8 Questions To Ask Before Using YouTube As A Communications Tool
As communications professionals, it’s very easy to get caught up in the hype and excitement about all the new online communications tactics we have available to us today. YouTube is a great example. It’s tempting to view tools like this as a silver bullet for our communications woes.
YouTube used to be primarily a great source for videos of music and kids hurting themselves on skateboards. No longer. It’s becoming a more common tool for corporate communications.
Your management may want to rush out, jump into the deep end and start using YouTube to communicate directly with people. If you can, you should get them to pause and consider several questions first:
What are your objectives?
What do you want to get out of this communications effort?

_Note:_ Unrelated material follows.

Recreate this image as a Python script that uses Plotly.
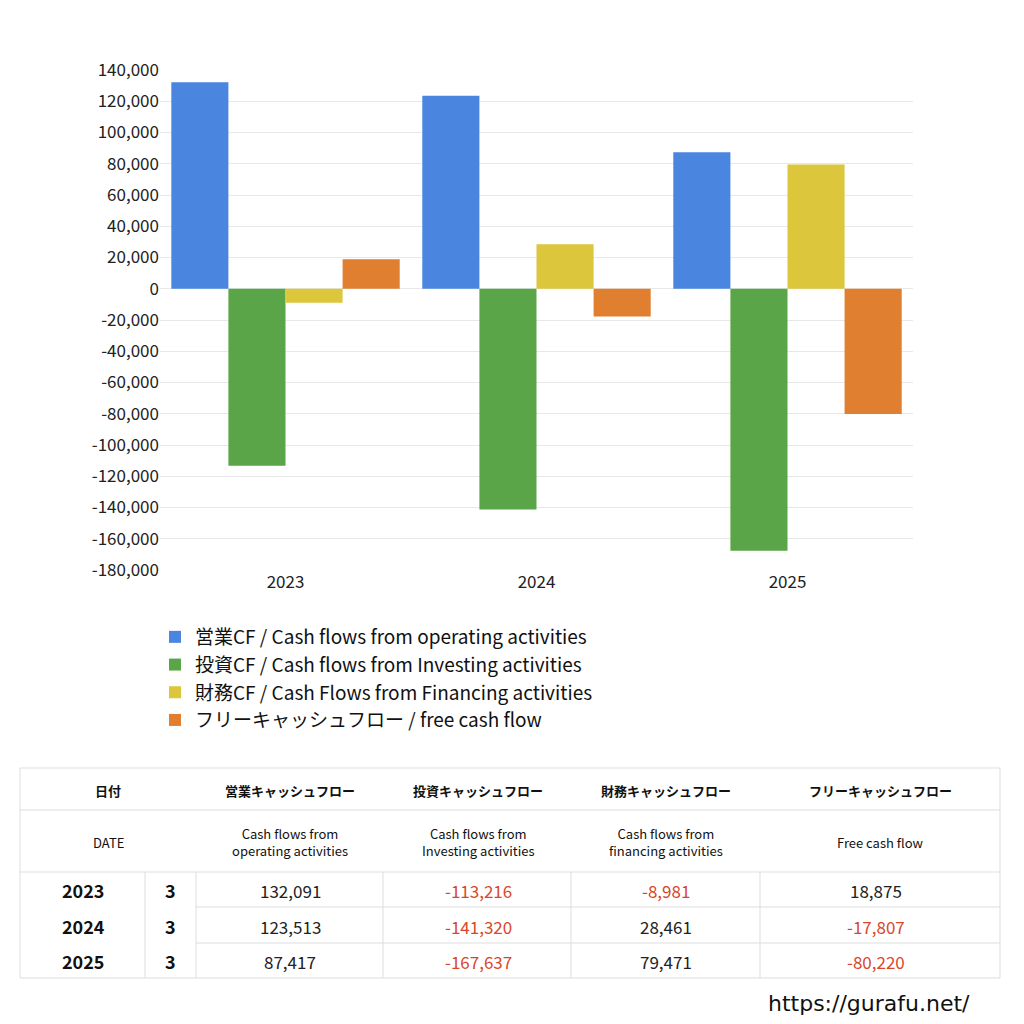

What do you want to achieve? Do you want to drive people to your website? Increase sales elsewhere? Raise awareness? Stimulate behaviour change? Generate discussion? Does video help you reach this objective?
Who’s your target audience?
A few interesting stats for YouTube’s U.S. audience:
- 51% male; 49% female
- 60% of users aged over 35 (18% under 18; 20% aged 18-34)
- 71% employed; 15% students
- 47% married
- 69% college educated
Not what you’d expect, is it?
Are you looking for sustained interest?
Is this a one-off, or part of a sustained campaign? Who will produce follow-up videos? What will they be about?
It may not be necessary to publish regular videos (the Dove Evolution video, for example, was highly successful without being part of a frequent series). However, if regular videos are the intention, consider how that process will work.
Do you have the resources to do this in-house? Do you have the budget to outsource it? You may be better off buying a decent video camera and editing suite and training your staff to produce and edit video. You’ll re-coup this cost quickly if you’re producing videos regularly.
How will you measure success?
Please, oh please, don’t use views as your only success criteria.
Yes, video views are a helpful indicator of your video’s reach. However, they don’t tell you whether people absorbed your message or whether they took any action based on it. I’m no measurement guru, but video views SUCK as a success criteria. It’s like citing TV audience as a success criteria for TV advertising.
Find a way to at least measure a proxy for your objectives.
Do you have a good visual for video?
Rigid, scripted talking heads make for boring video. Don’t expect great pick-up if your video is boring. Be interesting or be forgotten.
How will you handle comments?
Decide how you’re going to deal with comments on the video – both text and video.
First, are you ready to accept negative comments? Assuming you enable comments, how will you respond to them? And who will respond?
The Wall Street Journal recently published an article outlining five approaches that companies use to deal with "negative consumer- and employee-generated content on the Web."
- Do nothing
- Put the lawyers on it
- Throw money at the problem
- Invite and engage the critics
- Stop it before it starts
If your company plans to do anything other than options four or five, consider whether you should enable comments. You may get criticized for not doing so, but it may be better than the criticism you’ll get if you allow them and don’t respond or respond inappropriately.
Will you allow ratings?
Are you going to let people rate your video?
I would suggest that if you’re not confident about the video, you shouldn’t upload it but we all know that sometimes these decisions are out of our hands.
Will you let people embed the video?
This may be a no-brainer, but the last thing you want is your boss calling you up and asking why your video is up on someone else’s website. You could argue that if people don’t like the possibility of this happening then maybe you should re-examine YouTube videos as a tactic for your campaign.
YouTube can be a great tactic but if you’re looking for a traditional one-way, controlled information flow, perhaps it isn’t the best tactic for you.
Conclusion
This is a basic list of fundamental questions you should answer before you launch into using videos on YouTube (or another video site) as a communications tactic. This is just a start, and some of these questions should already be part of your communications planning process.
Also, please remember, don’t have a YouTube strategy. This is just another tactic to add to your toolkit.
If you treat YouTube videos as a standalone piece, handled separately from the rest of your communications, they’re likely to fail. Throwing out random videos is about as likely to get you somewhere as throwing out random press releases (if a video is published and no-one views it, was it really published?). Think strategically. Think about this in conjunction with your other communications products.
If you’ve used YouTube as a communications tool, what lessons have you learned? What other questions should people ask before diving in?